Тяжко шагала она по скрипучему, иногда зеркальному накату дороги с кофейными пятнами. Режущий ветерок, ослепительность снега, далекий лай собаки… Ни Аркадия, ни себя, ни груза: так она с ним и родилась, привычно шагает.
Спустившись в ложок к мостику, она должна была подняться на крутой бок оврага. Здесь намело сугроб. Видно было, что и лошади протыкались по брюхо. Аннины салазки никак вперед не подавались, и сама она вязла. Сколько ни билась, двинуться вперед не могла. Тогда решила ждать – кто-нибудь проедет, подвезет.

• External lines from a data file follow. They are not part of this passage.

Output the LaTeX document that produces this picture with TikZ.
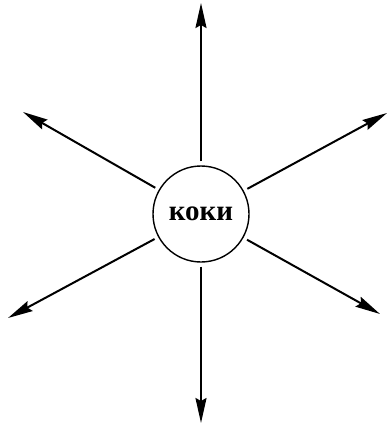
\documentclass[tikz,border=0pt]{standalone}
\usepackage{fontspec}
\setmainfont{Liberation Serif}
\usetikzlibrary{arrows.meta}
\begin{document}
\begin{tikzpicture}[x=1pt,y=1pt,
  hub/.style={circle,draw,line width=1.4pt,minimum size=96pt,inner sep=0pt,font=\fontsize{29}{31}\selectfont\bfseries},
  ray/.style={line width=2pt,-{Stealth[length=25pt,width=11pt,inset=3pt]},shorten <=4pt}]
\useasboundingbox (0,0) rectangle (388,-425);
\node[hub] (c) at (201,-214) {коки};
\coordinate (tu) at (201,-3);
\coordinate (td) at (201,-423);
\coordinate (tul) at (23,-112);
\coordinate (tur) at (387,-113);
\coordinate (tll) at (8,-318);
\coordinate (tlr) at (380,-314);
\foreach \t in {tu,td,tul,tur,tll,tlr} \draw[ray] (c) -- (\t);
\end{tikzpicture}
\end{document}
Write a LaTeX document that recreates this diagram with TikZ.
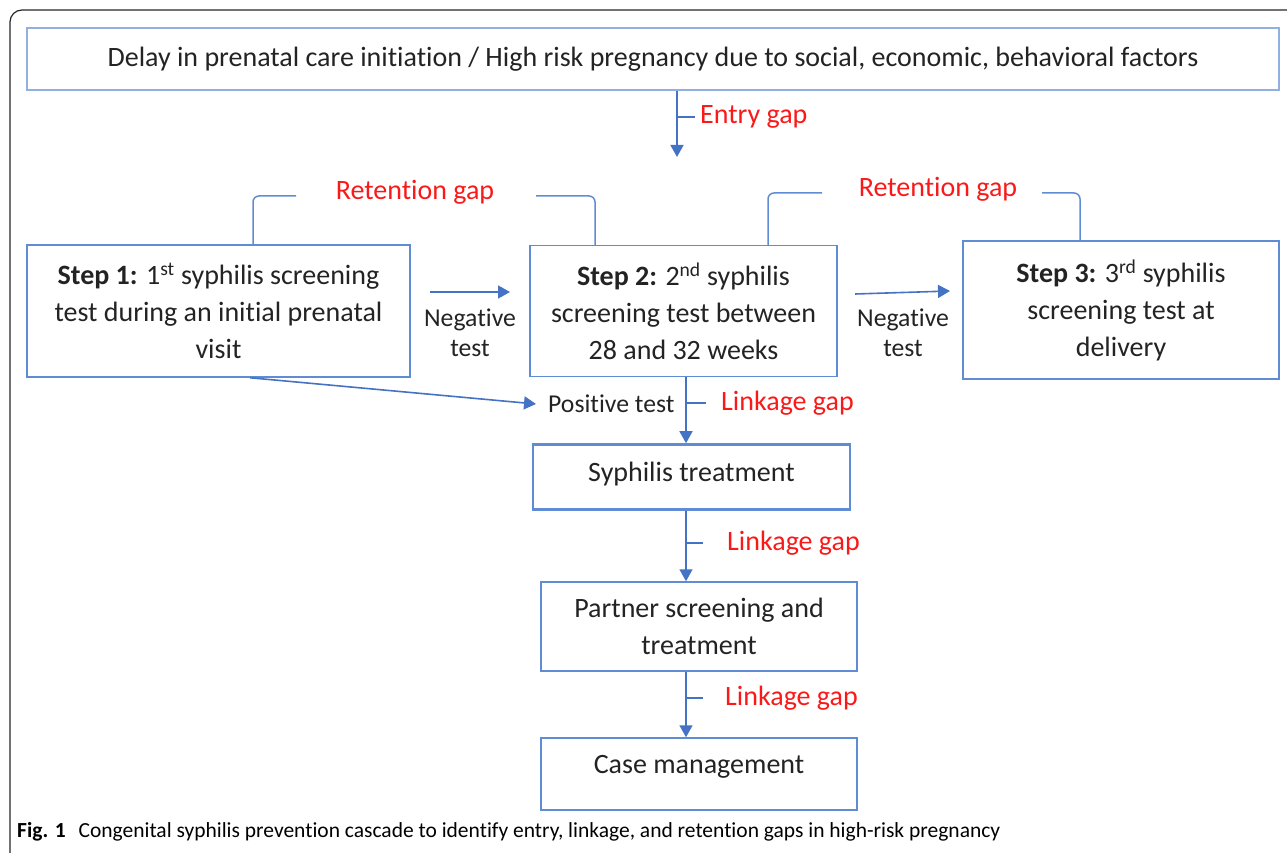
\documentclass[tikz,border=0pt]{standalone}
\usepackage{fontspec}
\setmainfont{Carlito}[Ligatures=NoCommon]
\usetikzlibrary{arrows.meta}

\definecolor{boxblue}{RGB}{95,140,212}
\definecolor{lightblue}{RGB}{145,175,225}
\definecolor{arrblue}{RGB}{68,114,196}
\definecolor{gapred}{RGB}{250,25,25}
\definecolor{textgray}{RGB}{35,35,35}

\newcommand{\boxfont}{\fontsize{28}{37}\selectfont}
\newcommand{\labfont}{\fontsize{25.7}{30}\selectfont}
\newcommand{\capfont}{\fontsize{21.5}{25}\selectfont}

\tikzset{
  stepbox/.style={draw=boxblue,line width=1.5pt,align=center,inner sep=0pt,text=textgray,font=\boxfont},
  gaplabel/.style={inner sep=0pt,text=gapred,font=\boxfont},
  smalllabel/.style={inner sep=0pt,align=center,text=textgray,font=\labfont},
  flowarrow/.style={draw=arrblue,line width=1.6pt,-{Triangle[width=13pt,length=12pt]}},
  tick/.style={draw=arrblue,line width=1.4pt},
  bracket/.style={draw=boxblue,line width=1.5pt,rounded corners=6pt}
}

\begin{document}
\begin{tikzpicture}[x=1pt,y=1pt,yscale=-1]
\useasboundingbox (0,0) rectangle (1287,853);
\clip (0,0) rectangle (1287,853);

% outer frame
\draw[black!85,line width=1.2pt,rounded corners=12pt] (10,10) rectangle (1320,866);

% boxes
\node[stepbox,draw=lightblue,minimum width=1252pt,minimum height=62pt] (delay) at (653,59) {Delay in prenatal care initiation / High risk pregnancy due to social, economic, behavioral factors};
\node[stepbox,minimum width=383pt,minimum height=132pt] (step1) at (218.5,311) {\textbf{Step 1:} 1\textsuperscript{st} syphilis screening\\test during an initial prenatal\\visit};
\node[stepbox,minimum width=307pt,minimum height=131pt] (step2) at (683.5,311) {\textbf{Step 2:} 2\textsuperscript{nd} syphilis\\screening test between\\28 and 32 weeks};
\node[stepbox,minimum width=316pt,minimum height=138pt] (step3) at (1121,310) {\textbf{Step 3:} 3\textsuperscript{rd} syphilis\\screening test at\\delivery};
\node[stepbox,line width=2.6pt,minimum width=317pt,minimum height=65pt,text depth=10pt] (treat) at (691.5,477) {Syphilis treatment};
\node[stepbox,minimum width=316pt,minimum height=89pt] (partner) at (699,626.5) {Partner screening and\\treatment};
\node[stepbox,minimum width=316pt,minimum height=72pt,text depth=20pt] (casemgmt) at (699,774) {Case management};

% labels
\node[gaplabel,anchor=west] (entrygap) at (700,117) {Entry gap};
\node[gaplabel] (ret1) at (415,192) {Retention gap};
\node[gaplabel] (ret2) at (938,189) {Retention gap};
\node[gaplabel,anchor=west] (link1) at (721,403) {Linkage gap};
\node[gaplabel,anchor=west] (link2) at (727,543) {Linkage gap};
\node[gaplabel,anchor=west] (link3) at (725,698) {Linkage gap};
\node[smalllabel] (neg1) at (470,333) {Negative\\test};
\node[smalllabel] (neg2) at (903,333) {Negative\\test};
\node[smalllabel,anchor=west] (postest) at (548,404) {Positive test};

% entry
\coordinate (entryend) at (677,157);
\draw[flowarrow] (delay.south -| entryend) -- (entryend);
\draw[tick] (entrygap.west -| entryend) -- ([xshift=-5pt]entrygap.west);

% retention brackets
\coordinate (r1l) at (296,196);
\coordinate (r1r) at (536,196);
\draw[bracket] (step1.north -| 253,0) |- (r1l);
\draw[bracket] (r1r) -| (step2.north -| 595,0);
\coordinate (r2l) at (822,193);
\coordinate (r2r) at (1042,193);
\draw[bracket] (step2.north -| 768,0) |- (r2l);
\draw[bracket] (r2r) -| (step3.north -| 1080,0);

% negative tests
\coordinate (n1a) at (430,292);
\coordinate (n1b) at (510,292);
\draw[flowarrow] (n1a) -- (n1b);
\coordinate (n2a) at (855,294);
\coordinate (n2b) at (950,291);
\draw[flowarrow] (n2a) -- (n2b);

% positive test and linkage
\draw[flowarrow] (step1.south -| 250,0) -- ([xshift=-12pt]postest.west);
\draw[flowarrow] (step2.south -| 686,0) -- (treat.north -| 686,0);
\draw[tick] (link1.west -| 686,0) -- ([xshift=-15pt]link1.west);
\draw[flowarrow] (treat.south -| 686,0) -- (partner.north -| 686,0);
\draw[tick] (link2.west -| 686,0) -- ([xshift=-24pt]link2.west);
\draw[flowarrow] (partner.south -| 686,0) -- (casemgmt.north -| 686,0);
\draw[tick] (link3.west -| 686,0) -- ([xshift=-22pt]link3.west);

% caption
\node[anchor=west,inner sep=0pt,font=\capfont] (caption) at (17,832) {\textbf{Fig. 1}\hspace{0.6em}Congenital syphilis prevention cascade to identify entry, linkage, and retention gaps in high-risk pregnancy};
\end{tikzpicture}
\end{document}
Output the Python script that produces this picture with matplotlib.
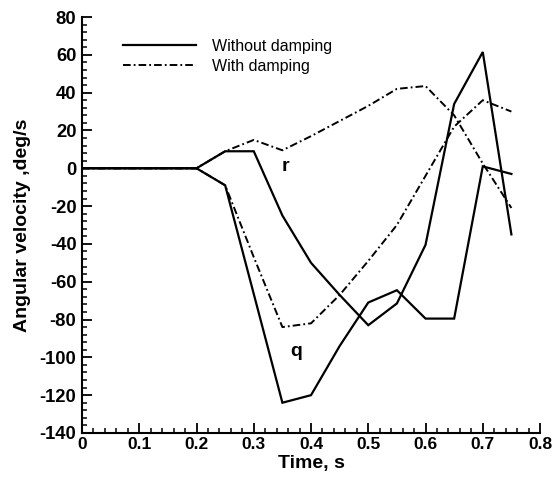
import matplotlib
matplotlib.use("Agg")
import matplotlib.pyplot as plt
from matplotlib.ticker import MultipleLocator

plt.rcParams['font.family'] = ['Liberation Sans', 'DejaVu Sans']
plt.rcParams['lines.scale_dashes'] = False
plt.rcParams['axes.unicode_minus'] = False

# Time samples, s
time = [0.0, 0.05, 0.10, 0.15, 0.20, 0.25, 0.30, 0.35, 0.40, 0.45,
        0.50, 0.55, 0.60, 0.65, 0.70, 0.75]

# Angular velocities, deg/s
r_no_damp = [0, 0, 0, 0, 0, 9, 9, -25, -50, -67,
             -83, -71.5, -40.5, 34, 61.5, -35]
q_no_damp = [0, 0, 0, 0, 0, -9, -66.5, -124, -120, -94,
             -71, -64.5, -79.5, -79.5, 1, -3]
r_damp = [0, 0, 0, 0, 0, 9, 15, 9.5, 17, 25,
          33, 42, 43.5, 28, 2.5, -21]
q_damp = [0, 0, 0, 0, 0, -9, -47, -84, -82, -67,
          -49, -30, -4, 22, 36, 30]

legend_labels = ["Without damping", "With damping"]
x_label = "Time, s"
y_label = "Angular velocity ,deg/s"

fig = plt.figure(figsize=(5.52, 4.82), dpi=100)
ax = fig.add_axes([0.1486, 0.1017, 0.8297, 0.863])

dashdot = (0, (5.5, 2.2, 1.3, 2.2))
lw_solid = 1.6
lw_dd = 1.4

l1, = ax.plot(time, r_no_damp, color='black', lw=lw_solid, solid_joinstyle='miter')
ax.plot(time, q_no_damp, color='black', lw=lw_solid, solid_joinstyle='miter')
l2, = ax.plot(time, r_damp, color='black', lw=lw_dd, linestyle=dashdot)
ax.plot(time, q_damp, color='black', lw=lw_dd, linestyle=dashdot)

ax.text(0.356, 1, "r", fontsize=14, fontweight='bold', ha='center', va='center')
ax.text(0.374, -97, "q", fontsize=14, fontweight='bold', ha='center', va='center')

ax.set_xlim(0, 0.8)
ax.set_ylim(-140, 80)
ax.xaxis.set_major_locator(MultipleLocator(0.1))
ax.xaxis.set_minor_locator(MultipleLocator(0.02))
ax.yaxis.set_major_locator(MultipleLocator(20))
ax.yaxis.set_minor_locator(MultipleLocator(4))
ax.set_xticklabels([f"{v:g}" for v in ax.get_xticks()])

for side in ('top', 'right'):
    ax.spines[side].set_visible(False)
for side in ('left', 'bottom'):
    ax.spines[side].set_linewidth(1.5)

ax.tick_params(which='major', direction='in', length=7, width=1.3, pad=3)
ax.tick_params(which='minor', direction='in', length=3.5, width=1.1)
ax.tick_params(axis='x', which='major', labelsize=12.5)
ax.tick_params(axis='y', which='major', labelsize=13.2, pad=4)
for lab in ax.get_xticklabels() + ax.get_yticklabels():
    lab.set_fontweight('bold')

ax.set_xlabel(x_label, fontsize=14, fontweight='bold', labelpad=2)
ax.set_ylabel(y_label, fontsize=14, fontweight='bold', labelpad=6)

ax.legend([l1, l2], legend_labels, loc='upper left', bbox_to_anchor=(0.089, 0.947),
          frameon=False, fontsize=11.5, handlelength=4.6, handletextpad=1.0,
          labelspacing=0.28, borderpad=0, borderaxespad=0)

fig.savefig("out.png", dpi=100)
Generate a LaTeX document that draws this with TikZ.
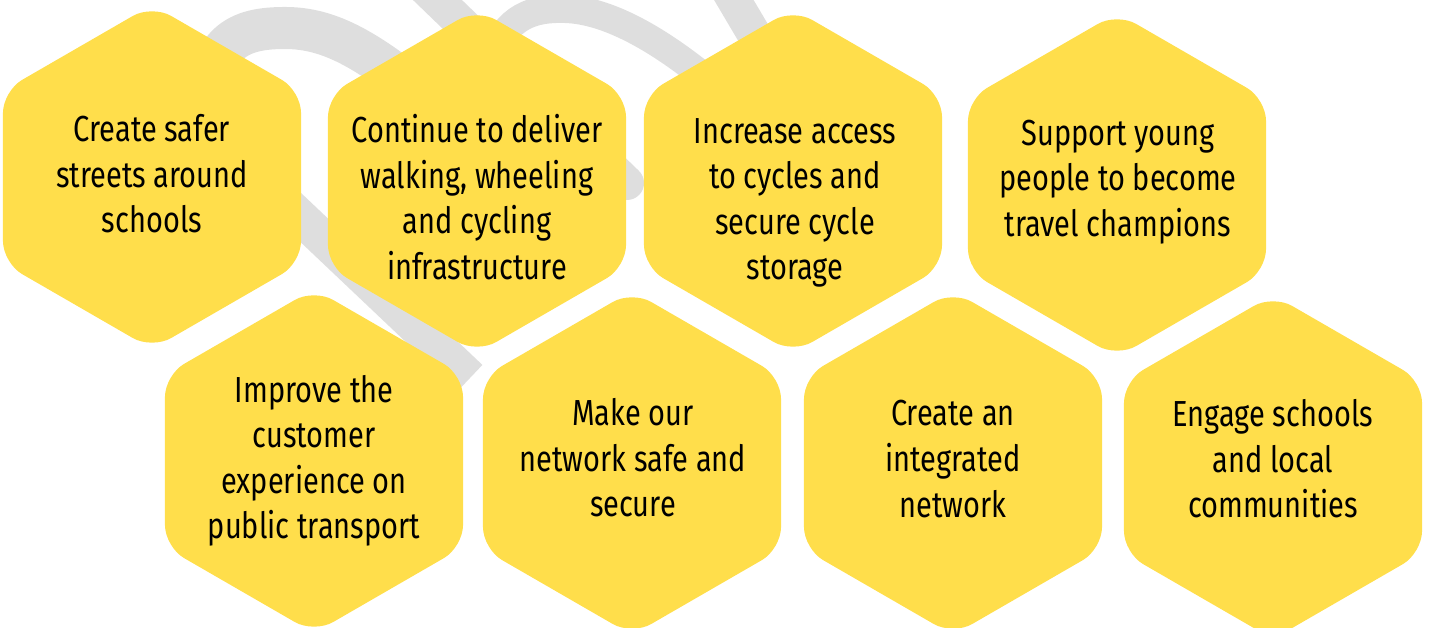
\documentclass[tikz,border=0pt]{standalone}
\usepackage{fontspec}
\setmainfont{Fira Sans}[FakeStretch=0.8]
\usepackage{tikz}
\usetikzlibrary{shapes.geometric}

\definecolor{hexyellow}{HTML}{FFDE4B}
\definecolor{bandgrey}{HTML}{DEDEDE}

\begin{document}
\begin{tikzpicture}[x=0.01cm, y=-0.01cm,
    hex/.style={regular polygon, regular polygon sides=6, shape border rotate=30,
        minimum size=3.44cm, inner sep=0pt, outer sep=0pt, fill=hexyellow, rounded corners=0.22cm},
    txt/.style={align=center, inner sep=0pt, font=\fontsize{10.3}{12.95}\selectfont},
    band/.style={draw=bandgrey, line width=#1}]
    \useasboundingbox (0,0) rectangle (1430,628);
    \clip (0,0) rectangle (1430,628);

    % grey bands behind the hexagons
    \draw[band=0.42cm] (206,120) .. controls (206,40) and (240,28) .. (285,28)
        .. controls (330,28) and (370,50) .. (440,110);
    \draw[band=0.28cm] (492,60) .. controls (505,15) and (535,8) .. (565,9)
        .. controls (600,10) and (650,30) .. (720,90);
    \draw[band=0.34cm, line cap=round] (425,-12) -- (627,183);
    \draw[band=0.34cm] (722,-20) -- (790,95);
    \draw[band=0.36cm] (200,122) -- (470,378);

    % top row
    \node[hex] (safer) at (152,177) {};
    \node[hex] (infra) at (477,181) {};
    \node[hex] (access) at (793,181) {};
    \node[hex] (young) at (1117,185) {};
    % bottom row
    \node[hex] (customer) at (314,461) {};
    \node[hex] (secure) at (632,463) {};
    \node[hex] (integrated) at (953,463) {};
    \node[hex] (engage) at (1273,467) {};

    \node[txt] (safer-txt) at (152,174) {Create safer\\streets around\\schools};
    \node[txt] (infra-txt) at (477,197) {Continue to deliver\\walking, wheeling\\and cycling\\infrastructure};
    \node[txt] (access-txt) at (795,203) {Increase access\\to cycles and\\secure cycle\\storage};
    \node[txt] (young-txt) at (1118,182) {Support young\\people to become\\travel champions};
    \node[txt] (customer-txt) at (314,461) {Improve the\\customer\\experience on\\public transport};
    \node[txt] (secure-txt) at (633,458) {Make our\\network safe and\\secure};
    \node[txt] (integrated-txt) at (953,459) {Create an\\integrated\\network};
    \node[txt] (engage-txt) at (1273,459) {Engage schools\\and local\\communities};
\end{tikzpicture}
\end{document}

Ждать пришлось недолго. Анна была несколько даже удивлена, когда на бугре, выше себя, прямо на бледном небе, точно он с него спускался, увидала знакомого гривастого коня, розвальни и доху Матвея Мартыныча.
Еще больше удивился сам Матвей Мартыныч. Он резко остановил лошадь.
– Анночка, что ты здесь делаешь? И с ванной?
Он быстро подбежал, проваливаясь на ходу в снег сугроба. Его квадратное лицо раскраснелось от мороза, на усах ледяшки, глаза живы и возбужденны.
– …Сама на себе тащишь эту ванну?
Анна объяснила. Он взял ее руки, стал греть в своих рукавицах. Голос его вдруг дрогнул.
– Анночка, ты от нас ушла… знаю, я ничего тебе не говорю, Анночка. Я все и-хотел к тебе заехать, да Марта говорит: ну, ушла, значит, мы ей не нужны…
– Я ушла не потому. Я тете говорила.
– Ну, знаю, знаю.
Анна устало села на край ванны.
– Я ничего против вас сделать не хотела…
– Ах, что тут сказать… ты молодая девушка, он и-всегда девушкам нравился.
Матвей Мартыныч говорил быстро, смесь волнения, грусти и почти даже восторга сквозила на его простом лице – он действительно рад был встретить Анну, это она чувствовала.
– Ладно, ладно, – говорил впопыхах, – эту ванную мы сейчас на мои санки, я коня повергаю, что тут поделаешь, я тебя у Машистово вполне доставлю.
И действительно, через несколько минут погрузили они ванну, конь рванул, и не без труда, храпя, фыркая, чуть не порвав шлеи, вынес на изволок.
Матвей Мартыныч посадил Анну на облучок, сам шел рядом и все держал ее руку. Он был очень взволнован. Говорил торопливо, маленькие его глазки сверкали, иногда видела в них Анна, глядевшая пристально и внимательно, даже нечто похожее на слезу.
– Я без тебя совсем соскучилси… даже я не думал, что так привязалси… Я все хожу, все по свиньям хожу, и все думаю: где-то моя Анночка? Ну, конечно, я понимаю… А я хожу по свиньям, то я и думаю: почему она не меня любит?
Анна усмехнулась.
– Что вы говорите… Что бы это было, дядя! Уж и теперь Марта…
– Ну, конечное дело, Марточка моя супруга, я ведь и не говорю, я честный латыш, всегда был честный, а все ж таки в голове мысли…
– Мысли надо гнать, – сказала Анна. – Мало ли у кого какие мысли.